Google is effectively cutting out and ripping off the middleman, that is you the

  • content creator
  • online publisher
  • website owner

For most of these people optimizing for the total content loss seems like a very short term business model.

The great Google knowledge grab

Google disowns content creators and publishers of all types. Both book authors and news publishers fought Google for years in order not to let them monetize their content without remuneration to no avail.

Google Books and Google News force publishers out of business because they neither need to buy books anymore nor view ads on newspaper sites. They can just get a quick overview on Google services and move on.

Only a small percentage of users needs to look up more than Google offers and to visit the original source to read in depth or offline.

Then Google started to grab images for its image search so that publishers don’t get much traffic anymore. Now everybody can get your images straight from Google. There is not much left for Google beside the actual content on all other websites. They are working on that and providing more cases where they do take third party content and place it on Google. You don’t need have a PhD in economics to understand what that means. Google is actually taking your money.

Blocking Google?

There is of course a radical measure you can take to stop Google from grabbing your knowledge and monetizing it in case you want to earn money by publishing yourself. Many photographers do it by now. News publishers have at least fought for the right to “opt out” of Google News. Some of them even went as far as blocking Google search altogether or at least setting up paywalls. News Corp has been the foremost of them.

Most publishers are frantically trying to find a compromise.

They are shielding only parts of the content and give away enough fodder for Google to stay in the index.

Image copyright owners tried to use technical means of reminding users to click through to the original sources but Google started penalizing them for doing that a year ago. The “image mismatch Google penalty” makes sure you don’t try to bring Google searchers back to your site when they are looking at your images.

Are you accidentally optimizing for the Google scraper?

Taking a look at the examples where Google already grabs your knowledge without sending through visitors I noticed some technical exceptions you don’t necessarily see on all pages. Google seems to exploit HTML 5 markup intended for internal use only for example. Instead they will use it to identify the content piece to steal from you.

Just take a look what the BBC pages that do get scraped by Google use internally on their recipe pages: I tested with [how to make apple pie] where this page got scraped for the onpage content on Google. The BBC uses HTML 5 data attributes that are

are not intended to compete with microformats. It is clearly stated in the spec that the data is not intended to be publicly usable. External software should not interact with it.

They look something like that:

data-title=”Proper apple pie” data-appid=”food” data-type=”recipe”

So clearly Google doesn’t play by the rules here once again. This data is by no means intended to be hijacked by Google to steal content.

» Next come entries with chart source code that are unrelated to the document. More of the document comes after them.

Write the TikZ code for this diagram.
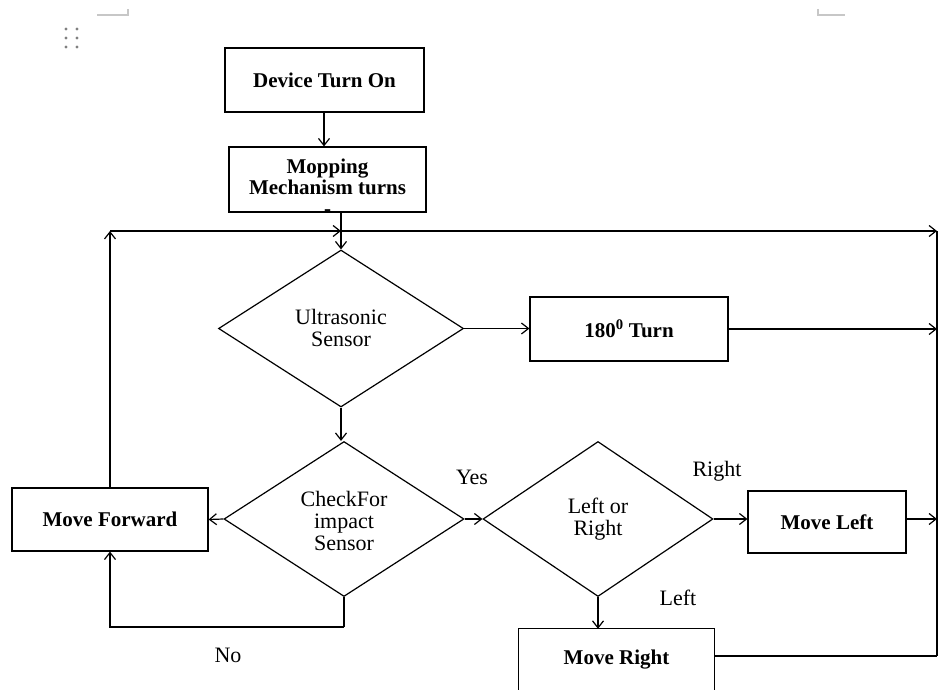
\documentclass[tikz,border=0pt]{standalone}
\usepackage{fontspec}
\setmainfont{Liberation Serif}
\usetikzlibrary{arrows.meta,shapes.geometric}
\tikzset{
  boxnode/.style={draw, line width=1.2pt, rectangle, inner sep=0pt, font=\bfseries\fontsize{21}{21}\selectfont, align=center},
  decnode/.style={draw, line width=1.2pt, diamond, inner sep=0pt},
  plain/.style={inner sep=0pt, font=\fontsize{22}{22}\selectfont, align=center},
  boldtext/.style={inner sep=0pt, font=\bfseries\fontsize{21}{21}\selectfont, align=center},
  conn/.style={line width=1.2pt},
  arr/.style={line width=1.2pt, -{Straight Barb[length=7pt,width=11pt,line width=1.2pt]}},
  markline/.style={draw=black!22, line width=1.2pt}
}
\begin{document}
\begin{tikzpicture}[x=1pt,y=-1pt]
\useasboundingbox (0,0) rectangle (939,690);
% Word artifacts
\draw[markline] (97,15) -- (128,15) -- (128,9);
\draw[markline] (818,9) -- (818,15) -- (845,15);
\foreach \dx in {66,77}{\foreach \dy in {29,38,47}{\fill[black!50] (\dx,\dy) circle (1.6);}}
% nodes
\node[boxnode, minimum width=199pt, minimum height=64pt] (dev) at (324.5,80) {Device Turn On};
\node[boxnode, minimum width=197pt, minimum height=65pt] (mop) at (327.5,179.5) {};
\node[boldtext] (moptext) at (327.5,187) {Mopping\\Mechanism turns\\-};
\node[decnode, minimum width=245pt, minimum height=157pt] (us) at (341,328.5) {};
\node[plain] (ustext) at (341,328) {Ultrasonic\\Sensor};
\node[boxnode, minimum width=198pt, minimum height=64pt] (turn) at (629,329) {180\textsuperscript{0} Turn};
\node[decnode, minimum width=240pt, minimum height=155pt] (ci) at (344,519) {};
\node[plain] (citext) at (344,520.5) {CheckFor\\impact\\Sensor};
\node[boxnode, minimum width=196pt, minimum height=63pt] (mf) at (110,519.5) {Move Forward};
\node[decnode, minimum width=230pt, minimum height=155pt] (lr) at (598,519) {};
\node[plain] (lrtext) at (598,519) {Left or\\Right};
\node[boxnode, minimum width=158pt, minimum height=62pt] (ml) at (827,522) {Move Left};
\node[boldtext, minimum width=195pt, minimum height=61pt] (mr) at (616.5,659.5) {Move Right};
\draw[conn] (mr.south west) |- (mr.north east) -- (mr.south east);
% labels
\node[plain] (yes) at (472,477) {Yes};
\node[plain] (no) at (228,655) {No};
\node[plain] (rightlbl) at (717,471) {Right};
\node[plain] (leftlbl) at (678,598) {Left};
% coordinates
\coordinate (jn) at (341,231);
\coordinate (rtop) at (937,231);
\coordinate (rbot) at (937,656);
\coordinate (corner) at (110,231);
\coordinate (nob) at (344,627);
% connectors
\draw[arr] (dev.south -| 324,0) -- (mop.north -| 324,0);
\draw[conn] (us.north |- mop.south) -- (jn);
\draw[arr] (jn) -- (us.north);
\draw[arr] (mf.north) -- (corner);
\draw[arr] (corner) -- (jn);
\draw[arr] (jn) -- (rtop);
\draw[conn] (rtop) -- (rbot);
\draw[arr] (us.east) -- (us.east -| turn.west);
\draw[arr] (turn.east) -- (turn.east -| rtop);
\draw[arr] (us.south) -- (us.south |- ci.north);
\draw[arr] (ci.west) -- (mf.east);
\draw[conn] (ci.south) -- (nob);
\draw[arr] (nob) -| (mf.south);
\draw[arr] (ci.east) -- (lr.west);
\draw[arr] (lr.east) -- (lr.east -| ml.west);
\draw[arr] (ml.east |- lr.east) -- (lr.east -| rtop);
\draw[arr] (lr.south) -- (lr.south |- mr.north);
\draw[conn] (mr.east |- rbot) -- (rbot);
\end{tikzpicture}
\end{document}
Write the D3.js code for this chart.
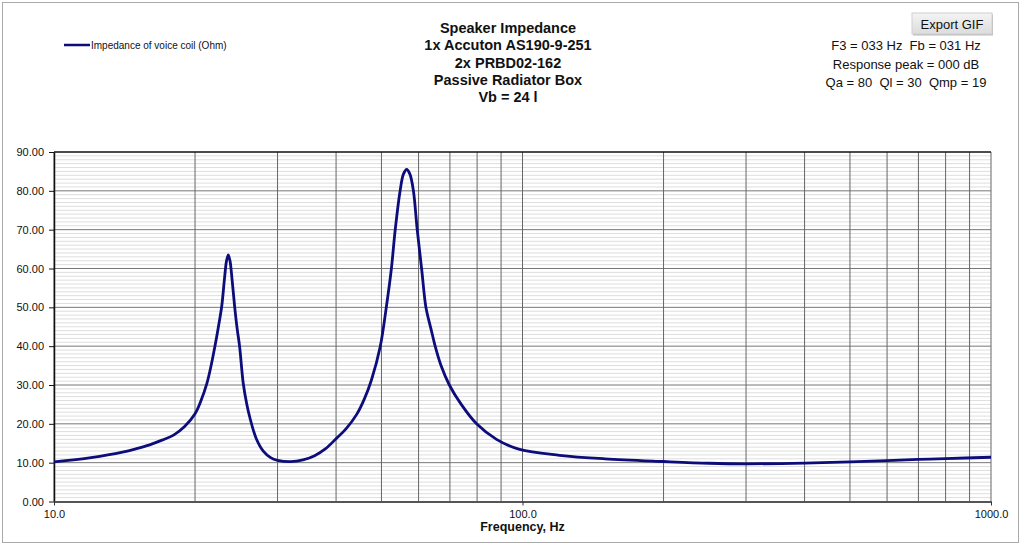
<!DOCTYPE html>
<html>
<head>
<meta charset="utf-8">
<script src="https://cdn.jsdelivr.net/npm/d3@7"></script>
<style>
html,body{margin:0;padding:0;background:#fff;}
svg{display:block;font-family:"Liberation Sans",Arial,sans-serif;}
text{white-space:pre;}
</style>
</head>
<body>
<svg id="chart" width="1024" height="545"></svg>
<script>
// ---- data ----
const frequencies = [10,12,14,15,16,17,18,19,20,20.6,21.2,21.6,22.05,22.4,22.8,23.1,23.35,23.55,23.75,24.0,24.3,24.6,24.9,25.35,25.8,26.2,27,28,29,30,32,34,36,38,40.1,42,44.3,46,47.6,49.7,51.2,52.5,53.5,54.8,55.7,56.6,57.5,58.5,59.6,60.9,62.2,63.3,64.2,65.1,67,69.8,74,79.8,88,98.6,120,150,200,250,300,400,500,600,700,800,1000];
const impedance   = [10.2,11.3,12.7,13.6,14.6,15.8,17.1,19.3,22.6,26,30.4,34.5,39.9,44.5,50.2,57,62,63.5,62,57,50.2,44.5,39.9,30.4,25,21.5,16.3,12.9,11.3,10.6,10.25,10.7,11.8,13.6,16.3,18.7,22.5,26.5,31.3,39.9,50,60,70,80,84.3,85.5,84.3,80,70,60,50,46,43,40,35,30,25,20,16,13.4,11.9,11,10.3,9.85,9.7,9.9,10.2,10.5,10.85,11.05,11.4];
const yTicks = [0,10,20,30,40,50,60,70,80,90];
const xTickLabels = [10,100,1000];
const xGrid = [10,20,30,40,50,60,70,80,90,100,200,300,400,500,600,700,800,900,1000];
const titleLines = ["Speaker Impedance","1x Accuton AS190-9-251","2x PRBD02-162","Passive Radiator Box","Vb = 24 l"];
const infoLines = ["F3 = 033 Hz  Fb = 031 Hz","Response peak = 000 dB","Qa = 80  Ql = 30  Qmp = 19"];
const seriesName = "Impedance of voice coil (Ohm)";

const svg = d3.select("#chart");
const L = 54, R = 991, T = 152, B = 501.5;
const x = d3.scaleLog().domain([10,1000]).range([L,R]);
const y = d3.scaleLinear().domain([0,90]).range([B,T]);

// outer border
svg.append("rect").attr("x",2.5).attr("y",2.5).attr("width",1016).attr("height",540)
  .attr("fill","#fff").attr("stroke","#aaa").attr("stroke-width",1);

// minor horizontal grid
const minor = d3.range(1,90).filter(v=>v%10!==0);
svg.append("g").selectAll("line").data(minor).join("line")
  .attr("x1",L).attr("x2",R).attr("y1",d=>y(d)).attr("y2",d=>y(d))
  .attr("stroke","#dedede").attr("stroke-width",1);

// major horizontal grid
svg.append("g").selectAll("line").data(yTicks.filter(v=>v>0&&v<90)).join("line")
  .attr("x1",L).attr("x2",R).attr("y1",d=>y(d)).attr("y2",d=>y(d))
  .attr("stroke","#777").attr("stroke-width",1);

// vertical grid
svg.append("g").selectAll("line").data(xGrid).join("line")
  .attr("x1",d=>x(d)).attr("x2",d=>x(d)).attr("y1",T).attr("y2",B)
  .attr("stroke","#666").attr("stroke-width",1);

// top line
svg.append("line").attr("x1",L).attr("x2",R).attr("y1",T).attr("y2",T).attr("stroke","#111").attr("stroke-width",1.5);

// y axis
const yAxis = svg.append("g").attr("transform",`translate(${L},0)`)
  .call(d3.axisLeft(y).tickValues(yTicks).tickFormat(d3.format(".2f")).tickSize(5).tickSizeOuter(0));
yAxis.select(".domain").attr("stroke","#111").attr("stroke-width",1.5);
yAxis.selectAll(".tick line").attr("stroke","#111");
yAxis.selectAll("text").attr("font-size","11px").attr("fill","#111").attr("font-family","Liberation Sans, Arial, sans-serif").attr("dx","-2");

// x axis
const xAxis = svg.append("g").attr("transform",`translate(0,${B})`)
  .call(d3.axisBottom(x).tickValues(xTickLabels).tickFormat(d3.format(".1f")).tickSize(4).tickSizeOuter(0));
xAxis.select(".domain").attr("stroke","#555").attr("stroke-width",2);
xAxis.selectAll(".tick line").attr("stroke","#333");
xAxis.selectAll("text").attr("font-size","11px").attr("fill","#111").attr("font-family","Liberation Sans, Arial, sans-serif").attr("dy","0.9em");

svg.append("text").attr("x",(L+R)/2).attr("y",531).attr("text-anchor","middle")
  .attr("font-size","12.5px").attr("font-weight","bold").attr("fill","#111").text("Frequency, Hz");

// curve
const pts = frequencies.map((f,i)=>[f,impedance[i]]);
svg.append("path").datum(pts)
  .attr("fill","none").attr("stroke","#0c0c7a").attr("stroke-width",2.8)
  .attr("stroke-linejoin","round")
  .attr("d",d3.line().x(d=>x(d[0])).y(d=>y(d[1])).curve(d3.curveCatmullRom.alpha(0.5)));

// title
svg.append("g").selectAll("text").data(titleLines).join("text")
  .attr("x",508).attr("y",(d,i)=>33+i*17.3).attr("text-anchor","middle")
  .attr("font-size","14.5px").attr("font-weight","bold").attr("fill","#111").text(d=>d);

// legend
svg.append("line").attr("x1",64).attr("x2",90).attr("y1",45).attr("y2",45).attr("stroke","#0c0c7a").attr("stroke-width",2.5);
svg.append("text").attr("x",91).attr("y",48.5).attr("font-size","10px").attr("fill","#111").text(seriesName);

// export button
const defs = svg.append("defs");
const grad = defs.append("linearGradient").attr("id","btn").attr("x1",0).attr("x2",0).attr("y1",0).attr("y2",1);
grad.append("stop").attr("offset","0%").attr("stop-color","#f4f4f4");
grad.append("stop").attr("offset","100%").attr("stop-color","#dcdcdc");
svg.append("rect").attr("x",913).attr("y",14.5).attr("width",80).attr("height",21).attr("fill","#bbb");
svg.append("rect").attr("x",912).attr("y",13).attr("width",80).attr("height",21).attr("fill","url(#btn)").attr("stroke","#d0d0d0");
svg.append("text").attr("x",952).attr("y",28.5).attr("text-anchor","middle").attr("font-size","13px").attr("fill","#111").text("Export GIF");

// info lines
svg.append("g").selectAll("text").data(infoLines).join("text")
  .attr("x",906).attr("y",(d,i)=>[50,69,87][i]).attr("text-anchor","middle")
  .attr("font-size","13px").attr("fill","#111").text(d=>d);
</script>
</body>
</html>
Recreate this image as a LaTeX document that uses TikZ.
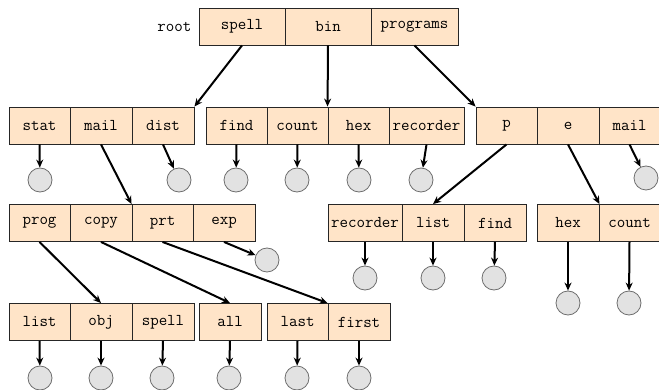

In case you want to give all your content away for free to Google to monetize you need to use so called microformats.

In case you don’t want Google to scrape your how to advice automatically I strongly suggest you should remove HTML 5 data attributes and not to use either. Most sites don’t and only some experts very fond of Google tell people to do so.

Practical solutions without removing your content from Google entirely

Most of you will neither want to block Google completely as the dependency is too strong nor do optimize for data attributes or microformats. So you still need a solution other than not publishing how to advice anymore at all.

I have come up with some simple practical solution worth trying out. I haven’t tested them myself yet so I’d be glad if some of you would do that and add some feedback whether they worked at least to some extent.

1. Removing essential items from bulletet lists

Readers will have to click through then because some details will remain unclear just from looking at the scraped content on Google.

2. Adding CTAs to your bulleted content

Enticing searchers with additional calls to action in the list itself like “click the link below this bullet point to see pictures and examples”.

3. Adding context within bullet points

Google can’t copy and paste your whole website content, they just try to cite the mots important items. Try to make the list items part of the whole page so that they sound incomplete without clicking through. You could add directions for example like “as seen in chapter 5” or “as the picture above shows”.

Desperate measures

The probably easiest way to get rid of the Google content theft problem as of now seems to be not using bulleted lists at all. At least not lists that look like lists in the HTML code. You can style your

  1. span
  2. p
  3. div

elements almost any way you want so replacing the HTML list element may be the desperate measure to take that helps. Maybe removing

  1. “how to”
  2. “tutorial”
  3. “guide”

from your headline would be helpful too. So it still does make sense to provide how to advice for people but you have to consider what happens when Google grabs it from your site and monetizes the content instead of you.